### Given problem
Collect each line of the records containing the string "this".

### Excerpted data
▬▬▬

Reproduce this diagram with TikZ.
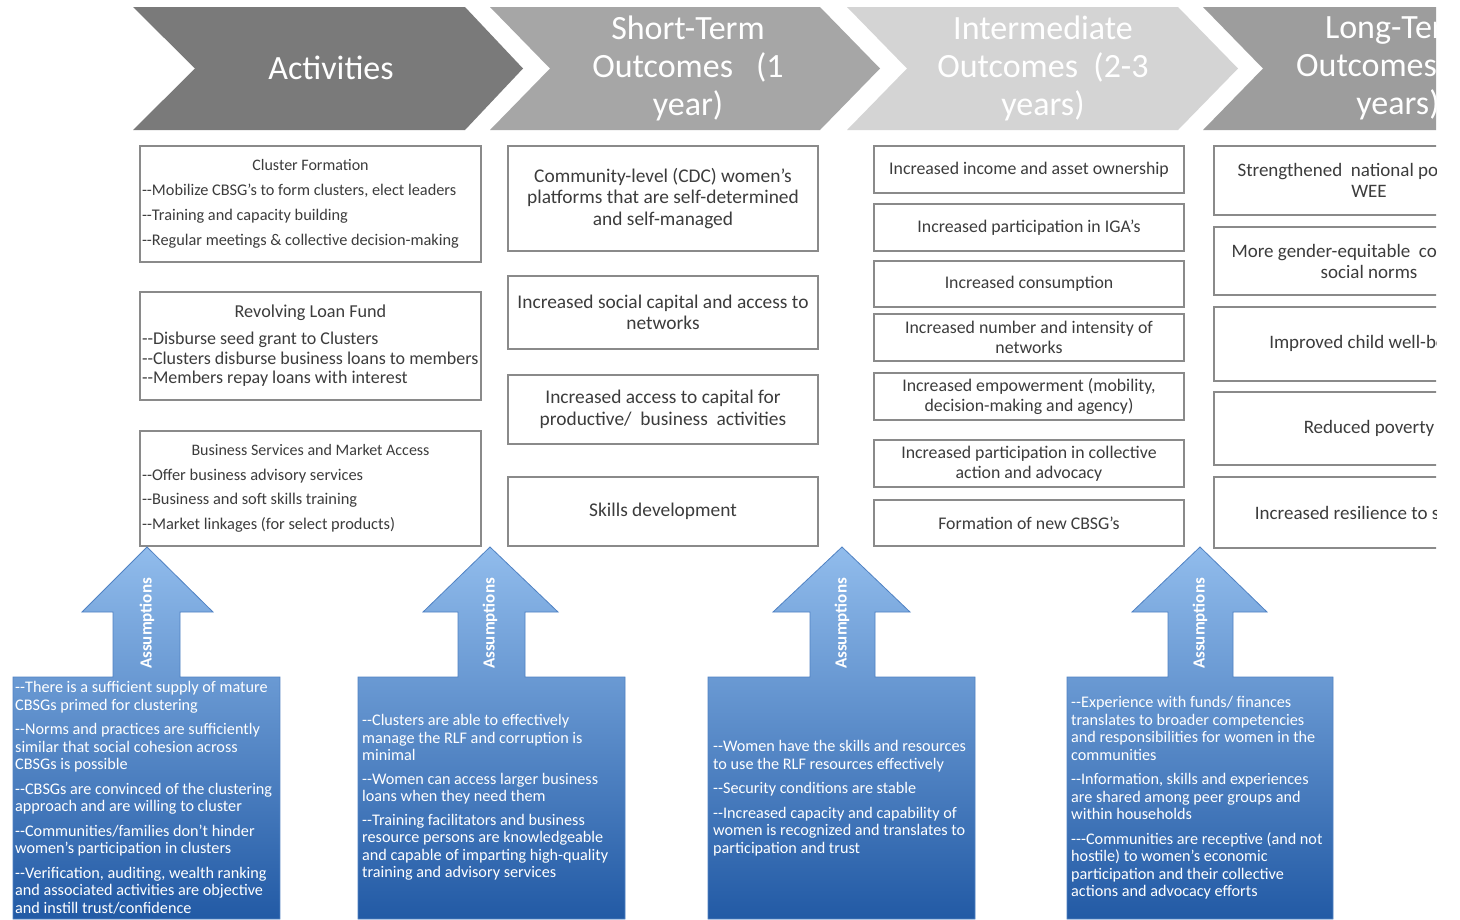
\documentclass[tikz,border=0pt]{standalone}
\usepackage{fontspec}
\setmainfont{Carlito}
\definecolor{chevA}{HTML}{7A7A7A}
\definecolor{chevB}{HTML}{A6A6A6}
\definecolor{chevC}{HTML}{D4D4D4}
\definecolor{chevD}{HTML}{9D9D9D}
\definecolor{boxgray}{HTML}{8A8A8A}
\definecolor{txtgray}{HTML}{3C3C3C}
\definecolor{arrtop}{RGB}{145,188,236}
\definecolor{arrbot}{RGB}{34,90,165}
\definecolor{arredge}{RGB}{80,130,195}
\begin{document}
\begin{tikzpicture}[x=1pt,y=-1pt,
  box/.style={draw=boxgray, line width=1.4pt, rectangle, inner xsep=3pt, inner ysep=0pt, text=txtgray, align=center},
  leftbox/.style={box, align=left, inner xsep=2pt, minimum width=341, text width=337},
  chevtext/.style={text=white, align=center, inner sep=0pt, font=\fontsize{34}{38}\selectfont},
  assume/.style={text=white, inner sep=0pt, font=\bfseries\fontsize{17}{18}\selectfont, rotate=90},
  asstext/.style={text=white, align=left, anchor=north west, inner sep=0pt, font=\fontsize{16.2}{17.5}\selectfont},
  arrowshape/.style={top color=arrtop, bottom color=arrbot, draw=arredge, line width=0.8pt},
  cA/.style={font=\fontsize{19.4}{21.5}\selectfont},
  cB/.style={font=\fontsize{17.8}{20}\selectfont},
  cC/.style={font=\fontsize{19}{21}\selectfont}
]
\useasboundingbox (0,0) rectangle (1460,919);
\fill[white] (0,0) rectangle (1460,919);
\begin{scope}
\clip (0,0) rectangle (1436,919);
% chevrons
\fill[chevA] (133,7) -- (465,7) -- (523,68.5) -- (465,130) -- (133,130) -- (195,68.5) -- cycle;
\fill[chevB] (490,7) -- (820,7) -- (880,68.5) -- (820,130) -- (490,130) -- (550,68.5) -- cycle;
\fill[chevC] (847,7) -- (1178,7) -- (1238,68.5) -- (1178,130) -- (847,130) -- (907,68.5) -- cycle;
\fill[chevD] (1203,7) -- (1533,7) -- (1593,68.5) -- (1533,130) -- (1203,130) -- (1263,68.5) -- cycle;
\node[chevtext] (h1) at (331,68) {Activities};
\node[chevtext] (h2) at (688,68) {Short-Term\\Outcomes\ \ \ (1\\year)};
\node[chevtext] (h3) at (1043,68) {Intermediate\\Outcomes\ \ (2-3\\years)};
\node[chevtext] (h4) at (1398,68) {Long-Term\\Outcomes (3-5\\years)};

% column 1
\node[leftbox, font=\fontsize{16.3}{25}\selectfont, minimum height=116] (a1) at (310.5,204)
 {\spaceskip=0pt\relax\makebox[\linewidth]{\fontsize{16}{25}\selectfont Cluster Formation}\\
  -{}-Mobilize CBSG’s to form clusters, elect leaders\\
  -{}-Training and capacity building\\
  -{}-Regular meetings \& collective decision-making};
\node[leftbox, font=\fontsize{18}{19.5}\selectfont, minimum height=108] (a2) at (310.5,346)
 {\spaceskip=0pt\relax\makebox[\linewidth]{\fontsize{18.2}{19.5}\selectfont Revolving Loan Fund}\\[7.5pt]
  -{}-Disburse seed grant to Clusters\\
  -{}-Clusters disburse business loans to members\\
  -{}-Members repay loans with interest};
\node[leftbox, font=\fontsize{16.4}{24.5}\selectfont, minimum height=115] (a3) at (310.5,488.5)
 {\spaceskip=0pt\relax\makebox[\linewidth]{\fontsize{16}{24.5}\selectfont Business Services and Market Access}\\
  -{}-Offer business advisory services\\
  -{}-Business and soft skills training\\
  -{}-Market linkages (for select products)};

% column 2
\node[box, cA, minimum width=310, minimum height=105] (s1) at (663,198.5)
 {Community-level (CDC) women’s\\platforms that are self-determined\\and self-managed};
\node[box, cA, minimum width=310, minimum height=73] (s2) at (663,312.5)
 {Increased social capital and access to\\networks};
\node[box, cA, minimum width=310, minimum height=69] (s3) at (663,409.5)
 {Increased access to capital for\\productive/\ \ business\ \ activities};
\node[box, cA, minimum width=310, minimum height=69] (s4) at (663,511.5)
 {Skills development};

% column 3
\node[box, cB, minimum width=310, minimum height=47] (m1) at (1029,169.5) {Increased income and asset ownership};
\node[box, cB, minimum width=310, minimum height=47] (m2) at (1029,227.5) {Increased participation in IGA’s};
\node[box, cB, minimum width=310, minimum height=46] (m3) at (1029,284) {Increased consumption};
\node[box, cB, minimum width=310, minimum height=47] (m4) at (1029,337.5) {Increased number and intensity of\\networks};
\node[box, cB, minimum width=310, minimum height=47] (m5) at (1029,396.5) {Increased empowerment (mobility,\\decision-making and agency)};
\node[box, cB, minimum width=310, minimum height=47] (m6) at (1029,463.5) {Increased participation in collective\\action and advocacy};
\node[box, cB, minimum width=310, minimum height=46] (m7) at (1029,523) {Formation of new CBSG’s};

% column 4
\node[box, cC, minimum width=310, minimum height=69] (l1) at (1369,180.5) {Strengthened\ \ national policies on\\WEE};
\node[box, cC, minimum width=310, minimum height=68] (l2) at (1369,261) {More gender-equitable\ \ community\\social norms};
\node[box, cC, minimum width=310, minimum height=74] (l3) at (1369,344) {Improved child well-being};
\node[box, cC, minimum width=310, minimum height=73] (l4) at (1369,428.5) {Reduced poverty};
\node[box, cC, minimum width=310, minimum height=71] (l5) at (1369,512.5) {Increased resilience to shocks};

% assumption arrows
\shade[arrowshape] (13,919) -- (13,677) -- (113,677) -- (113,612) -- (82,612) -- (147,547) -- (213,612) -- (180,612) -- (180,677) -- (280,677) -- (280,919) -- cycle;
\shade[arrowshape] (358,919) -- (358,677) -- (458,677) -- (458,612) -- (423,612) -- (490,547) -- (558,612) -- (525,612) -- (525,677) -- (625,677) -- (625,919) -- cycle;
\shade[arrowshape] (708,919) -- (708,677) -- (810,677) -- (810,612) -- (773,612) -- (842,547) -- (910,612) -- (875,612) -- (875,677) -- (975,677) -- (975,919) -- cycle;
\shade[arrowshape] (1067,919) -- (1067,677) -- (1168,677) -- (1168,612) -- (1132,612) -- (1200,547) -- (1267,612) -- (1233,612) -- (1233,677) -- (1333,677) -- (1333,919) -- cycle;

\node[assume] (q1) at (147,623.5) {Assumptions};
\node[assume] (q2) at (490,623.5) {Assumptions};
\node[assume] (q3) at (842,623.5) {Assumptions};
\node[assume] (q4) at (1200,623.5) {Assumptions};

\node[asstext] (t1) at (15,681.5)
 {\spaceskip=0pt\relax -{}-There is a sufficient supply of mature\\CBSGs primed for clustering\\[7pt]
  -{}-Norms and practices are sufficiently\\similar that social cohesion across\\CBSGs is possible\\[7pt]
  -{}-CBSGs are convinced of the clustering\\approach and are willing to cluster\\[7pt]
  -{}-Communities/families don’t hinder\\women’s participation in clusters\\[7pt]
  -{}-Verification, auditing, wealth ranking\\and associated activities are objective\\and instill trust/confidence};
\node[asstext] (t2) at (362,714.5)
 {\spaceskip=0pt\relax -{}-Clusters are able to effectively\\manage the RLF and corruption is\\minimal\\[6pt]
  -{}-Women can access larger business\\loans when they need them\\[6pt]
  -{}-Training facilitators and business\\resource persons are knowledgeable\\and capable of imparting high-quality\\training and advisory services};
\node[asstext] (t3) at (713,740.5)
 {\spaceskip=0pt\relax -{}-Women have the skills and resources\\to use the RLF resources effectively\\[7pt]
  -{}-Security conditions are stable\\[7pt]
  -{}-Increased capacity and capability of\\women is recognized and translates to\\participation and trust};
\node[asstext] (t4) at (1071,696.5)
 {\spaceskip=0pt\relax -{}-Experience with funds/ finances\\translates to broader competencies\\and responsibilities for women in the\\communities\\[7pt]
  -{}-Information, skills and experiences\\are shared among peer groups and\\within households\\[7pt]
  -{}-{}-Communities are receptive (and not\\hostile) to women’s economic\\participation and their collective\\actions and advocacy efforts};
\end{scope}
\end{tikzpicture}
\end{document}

▬▬▬

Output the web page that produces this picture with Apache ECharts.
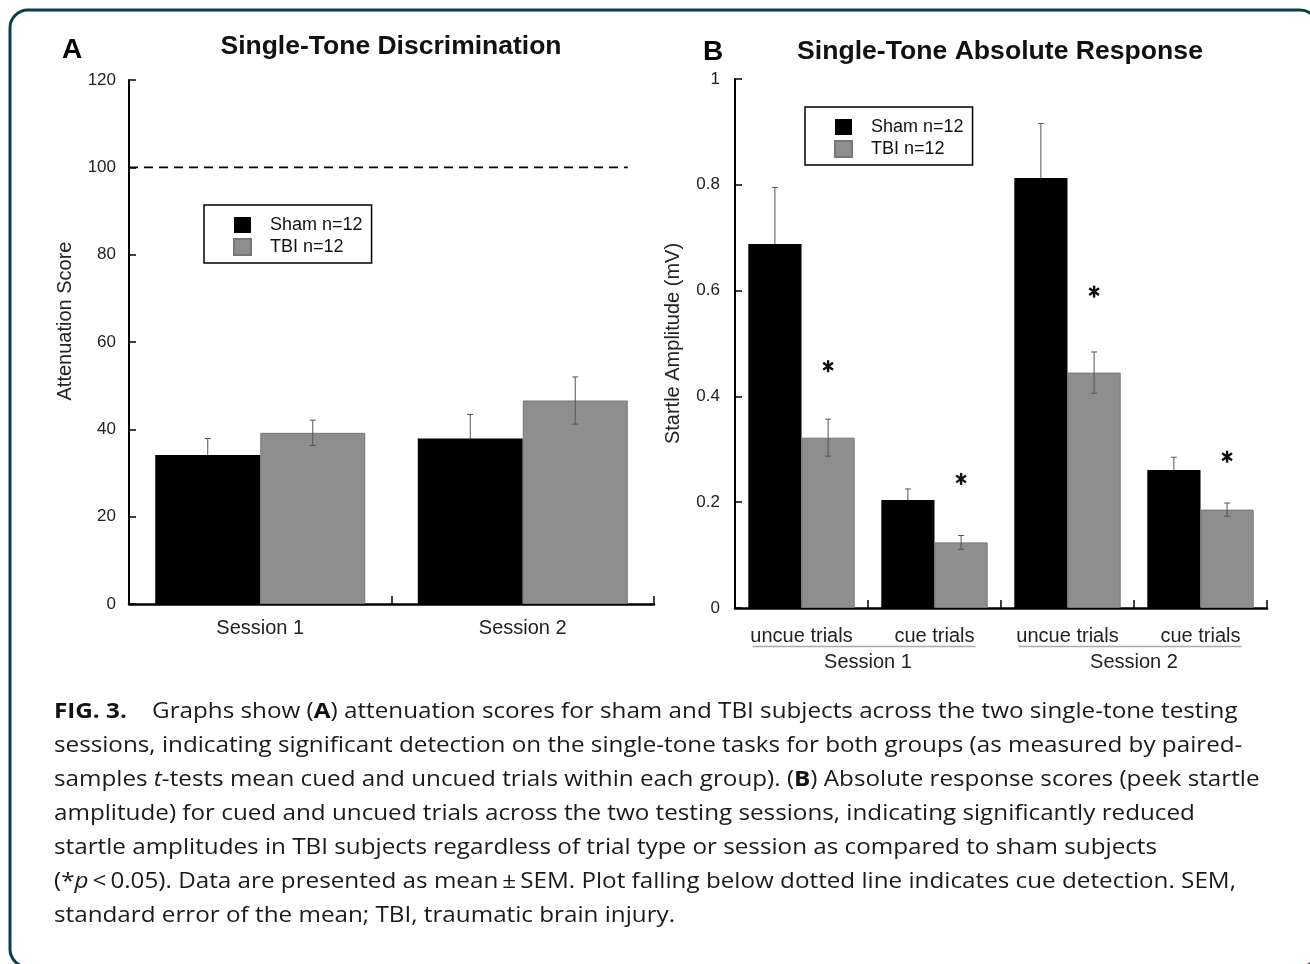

▬▬▬

### Complete output
Reproduce this diagram with TikZ.
Output the web page that produces this picture with Apache ECharts.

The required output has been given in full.